▼

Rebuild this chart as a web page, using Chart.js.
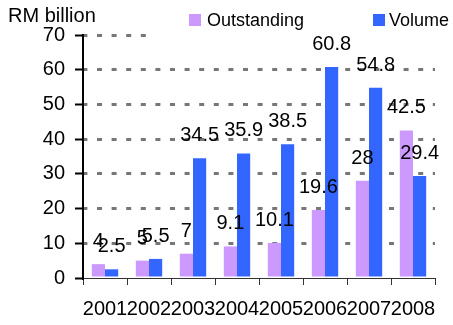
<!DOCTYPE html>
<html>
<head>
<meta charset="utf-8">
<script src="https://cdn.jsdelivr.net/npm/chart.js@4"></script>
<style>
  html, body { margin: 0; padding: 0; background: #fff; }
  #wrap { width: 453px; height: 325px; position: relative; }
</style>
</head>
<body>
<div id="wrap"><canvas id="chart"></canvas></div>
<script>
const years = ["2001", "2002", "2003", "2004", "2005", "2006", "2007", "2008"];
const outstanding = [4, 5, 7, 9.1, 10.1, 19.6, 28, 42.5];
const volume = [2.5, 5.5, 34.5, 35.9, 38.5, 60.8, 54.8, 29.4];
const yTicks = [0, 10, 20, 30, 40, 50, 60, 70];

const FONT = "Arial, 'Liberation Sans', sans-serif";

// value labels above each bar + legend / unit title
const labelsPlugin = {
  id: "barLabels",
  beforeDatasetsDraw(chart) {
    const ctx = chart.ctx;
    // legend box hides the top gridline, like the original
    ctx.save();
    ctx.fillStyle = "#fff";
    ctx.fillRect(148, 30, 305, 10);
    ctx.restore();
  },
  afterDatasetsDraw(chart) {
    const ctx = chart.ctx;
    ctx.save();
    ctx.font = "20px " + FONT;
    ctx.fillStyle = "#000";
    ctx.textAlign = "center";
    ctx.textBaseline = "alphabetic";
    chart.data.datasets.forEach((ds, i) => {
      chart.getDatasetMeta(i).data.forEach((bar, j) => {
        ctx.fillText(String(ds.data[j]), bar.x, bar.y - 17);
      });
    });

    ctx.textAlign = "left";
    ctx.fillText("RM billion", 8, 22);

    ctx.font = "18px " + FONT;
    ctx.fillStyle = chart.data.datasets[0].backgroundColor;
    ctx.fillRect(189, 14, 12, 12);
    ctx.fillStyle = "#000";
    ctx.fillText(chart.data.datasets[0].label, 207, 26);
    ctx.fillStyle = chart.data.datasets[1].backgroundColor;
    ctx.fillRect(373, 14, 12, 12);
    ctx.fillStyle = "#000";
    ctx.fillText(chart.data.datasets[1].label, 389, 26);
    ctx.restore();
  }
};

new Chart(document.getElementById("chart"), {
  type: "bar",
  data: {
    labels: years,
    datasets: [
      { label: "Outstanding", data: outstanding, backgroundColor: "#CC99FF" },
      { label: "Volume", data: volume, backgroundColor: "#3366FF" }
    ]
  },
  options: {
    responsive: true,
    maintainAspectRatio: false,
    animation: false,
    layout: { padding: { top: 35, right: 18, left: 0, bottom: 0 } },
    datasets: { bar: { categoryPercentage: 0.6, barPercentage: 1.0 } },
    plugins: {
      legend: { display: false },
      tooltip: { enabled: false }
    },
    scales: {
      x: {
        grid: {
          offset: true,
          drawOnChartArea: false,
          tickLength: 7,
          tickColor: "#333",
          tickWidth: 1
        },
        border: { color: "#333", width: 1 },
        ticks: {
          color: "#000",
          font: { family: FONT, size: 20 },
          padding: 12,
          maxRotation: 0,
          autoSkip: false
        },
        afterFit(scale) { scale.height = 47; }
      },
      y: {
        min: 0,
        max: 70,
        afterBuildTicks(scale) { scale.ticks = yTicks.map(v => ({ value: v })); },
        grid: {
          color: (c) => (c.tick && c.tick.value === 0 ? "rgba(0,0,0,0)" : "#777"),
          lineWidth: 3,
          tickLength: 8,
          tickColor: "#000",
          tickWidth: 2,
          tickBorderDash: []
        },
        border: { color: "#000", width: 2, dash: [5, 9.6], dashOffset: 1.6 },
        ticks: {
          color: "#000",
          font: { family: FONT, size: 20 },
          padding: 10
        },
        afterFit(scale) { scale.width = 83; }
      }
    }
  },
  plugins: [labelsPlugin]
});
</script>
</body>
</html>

▲

WORK TO COMPLETE -
Write out the listing above again, exactly, but with no pictures in the copy.

WRITTEN REPLY -
Rebuild this chart as a web page, using Chart.js.
<!DOCTYPE html>
<html>
<head>
<meta charset="utf-8">
<script src="https://cdn.jsdelivr.net/npm/chart.js@4"></script>
<style>
  html, body { margin: 0; padding: 0; background: #fff; }
  #wrap { width: 453px; height: 325px; position: relative; }
</style>
</head>
<body>
<div id="wrap"><canvas id="chart"></canvas></div>
<script>
const years = ["2001", "2002", "2003", "2004", "2005", "2006", "2007", "2008"];
const outstanding = [4, 5, 7, 9.1, 10.1, 19.6, 28, 42.5];
const volume = [2.5, 5.5, 34.5, 35.9, 38.5, 60.8, 54.8, 29.4];
const yTicks = [0, 10, 20, 30, 40, 50, 60, 70];

const FONT = "Arial, 'Liberation Sans', sans-serif";

// value labels above each bar + legend / unit title
const labelsPlugin = {
  id: "barLabels",
  beforeDatasetsDraw(chart) {
    const ctx = chart.ctx;
    // legend box hides the top gridline, like the original
    ctx.save();
    ctx.fillStyle = "#fff";
    ctx.fillRect(148, 30, 305, 10);
    ctx.restore();
  },
  afterDatasetsDraw(chart) {
    const ctx = chart.ctx;
    ctx.save();
    ctx.font = "20px " + FONT;
    ctx.fillStyle = "#000";
    ctx.textAlign = "center";
    ctx.textBaseline = "alphabetic";
    chart.data.datasets.forEach((ds, i) => {
      chart.getDatasetMeta(i).data.forEach((bar, j) => {
        ctx.fillText(String(ds.data[j]), bar.x, bar.y - 17);
      });
    });

    ctx.textAlign = "left";
    ctx.fillText("RM billion", 8, 22);

    ctx.font = "18px " + FONT;
    ctx.fillStyle = chart.data.datasets[0].backgroundColor;
    ctx.fillRect(189, 14, 12, 12);
    ctx.fillStyle = "#000";
    ctx.fillText(chart.data.datasets[0].label, 207, 26);
    ctx.fillStyle = chart.data.datasets[1].backgroundColor;
    ctx.fillRect(373, 14, 12, 12);
    ctx.fillStyle = "#000";
    ctx.fillText(chart.data.datasets[1].label, 389, 26);
    ctx.restore();
  }
};

new Chart(document.getElementById("chart"), {
  type: "bar",
  data: {
    labels: years,
    datasets: [
      { label: "Outstanding", data: outstanding, backgroundColor: "#CC99FF" },
      { label: "Volume", data: volume, backgroundColor: "#3366FF" }
    ]
  },
  options: {
    responsive: true,
    maintainAspectRatio: false,
    animation: false,
    layout: { padding: { top: 35, right: 18, left: 0, bottom: 0 } },
    datasets: { bar: { categoryPercentage: 0.6, barPercentage: 1.0 } },
    plugins: {
      legend: { display: false },
      tooltip: { enabled: false }
    },
    scales: {
      x: {
        grid: {
          offset: true,
          drawOnChartArea: false,
          tickLength: 7,
          tickColor: "#333",
          tickWidth: 1
        },
        border: { color: "#333", width: 1 },
        ticks: {
          color: "#000",
          font: { family: FONT, size: 20 },
          padding: 12,
          maxRotation: 0,
          autoSkip: false
        },
        afterFit(scale) { scale.height = 47; }
      },
      y: {
        min: 0,
        max: 70,
        afterBuildTicks(scale) { scale.ticks = yTicks.map(v => ({ value: v })); },
        grid: {
          color: (c) => (c.tick && c.tick.value === 0 ? "rgba(0,0,0,0)" : "#777"),
          lineWidth: 3,
          tickLength: 8,
          tickColor: "#000",
          tickWidth: 2,
          tickBorderDash: []
        },
        border: { color: "#000", width: 2, dash: [5, 9.6], dashOffset: 1.6 },
        ticks: {
          color: "#000",
          font: { family: FONT, size: 20 },
          padding: 10
        },
        afterFit(scale) { scale.width = 83; }
      }
    }
  },
  plugins: [labelsPlugin]
});
</script>
</body>
</html>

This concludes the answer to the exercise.